Objective: Copy exactly the lines from the beginning of the data down to and including the line holding "import matplotlib.pyplot as plt", without any pictures.

Provided material:
┌──

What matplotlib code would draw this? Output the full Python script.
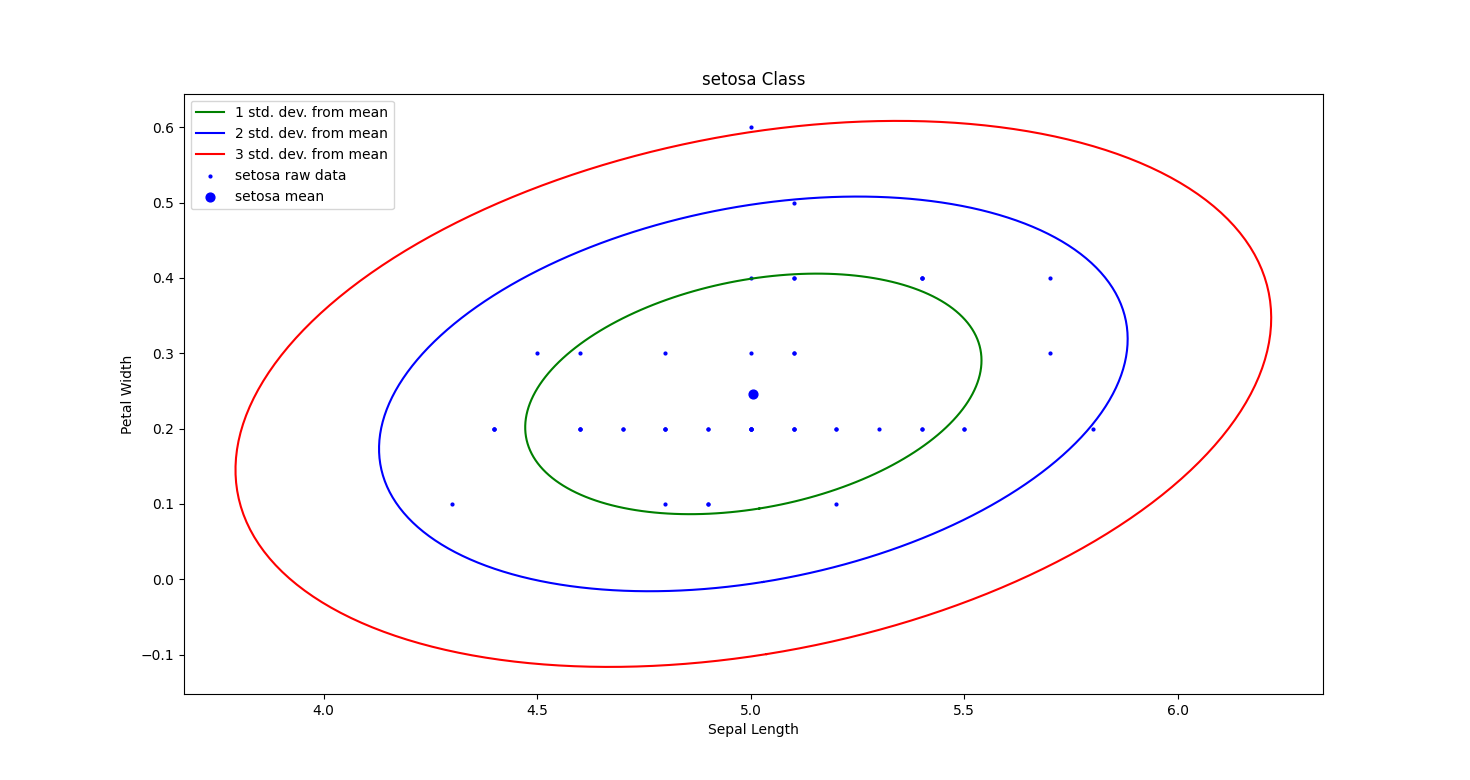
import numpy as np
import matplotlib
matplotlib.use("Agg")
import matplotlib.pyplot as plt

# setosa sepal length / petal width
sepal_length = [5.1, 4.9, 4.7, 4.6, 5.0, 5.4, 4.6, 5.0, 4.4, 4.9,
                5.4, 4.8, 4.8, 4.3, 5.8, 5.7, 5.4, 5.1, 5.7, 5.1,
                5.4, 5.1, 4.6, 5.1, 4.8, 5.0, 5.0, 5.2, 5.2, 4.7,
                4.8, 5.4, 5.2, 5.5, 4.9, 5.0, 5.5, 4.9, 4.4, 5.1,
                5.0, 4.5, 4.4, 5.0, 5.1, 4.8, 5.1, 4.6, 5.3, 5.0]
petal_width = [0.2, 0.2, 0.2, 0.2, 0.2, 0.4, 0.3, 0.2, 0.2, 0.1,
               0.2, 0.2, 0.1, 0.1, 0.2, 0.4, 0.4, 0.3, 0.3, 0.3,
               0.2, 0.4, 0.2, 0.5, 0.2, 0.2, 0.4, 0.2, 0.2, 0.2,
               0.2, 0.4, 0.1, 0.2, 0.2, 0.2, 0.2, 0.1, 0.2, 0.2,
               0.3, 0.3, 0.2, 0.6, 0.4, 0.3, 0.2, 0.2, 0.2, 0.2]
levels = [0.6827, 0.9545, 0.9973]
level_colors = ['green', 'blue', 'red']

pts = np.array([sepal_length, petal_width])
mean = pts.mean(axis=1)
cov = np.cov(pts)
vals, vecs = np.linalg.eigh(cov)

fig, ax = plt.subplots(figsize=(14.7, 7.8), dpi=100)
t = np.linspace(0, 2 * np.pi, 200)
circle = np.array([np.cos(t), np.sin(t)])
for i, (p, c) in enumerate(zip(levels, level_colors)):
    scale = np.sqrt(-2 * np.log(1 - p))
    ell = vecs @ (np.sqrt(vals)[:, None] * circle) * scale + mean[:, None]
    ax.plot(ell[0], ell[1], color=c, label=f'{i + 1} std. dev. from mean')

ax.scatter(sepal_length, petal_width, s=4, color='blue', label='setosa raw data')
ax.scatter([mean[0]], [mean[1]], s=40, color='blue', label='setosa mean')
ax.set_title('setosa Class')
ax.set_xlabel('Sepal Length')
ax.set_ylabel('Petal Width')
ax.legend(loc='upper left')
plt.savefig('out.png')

└──

Complete output:
What matplotlib code would draw this? Output the full Python script.
import numpy as np
import matplotlib
matplotlib.use("Agg")
import matplotlib.pyplot as plt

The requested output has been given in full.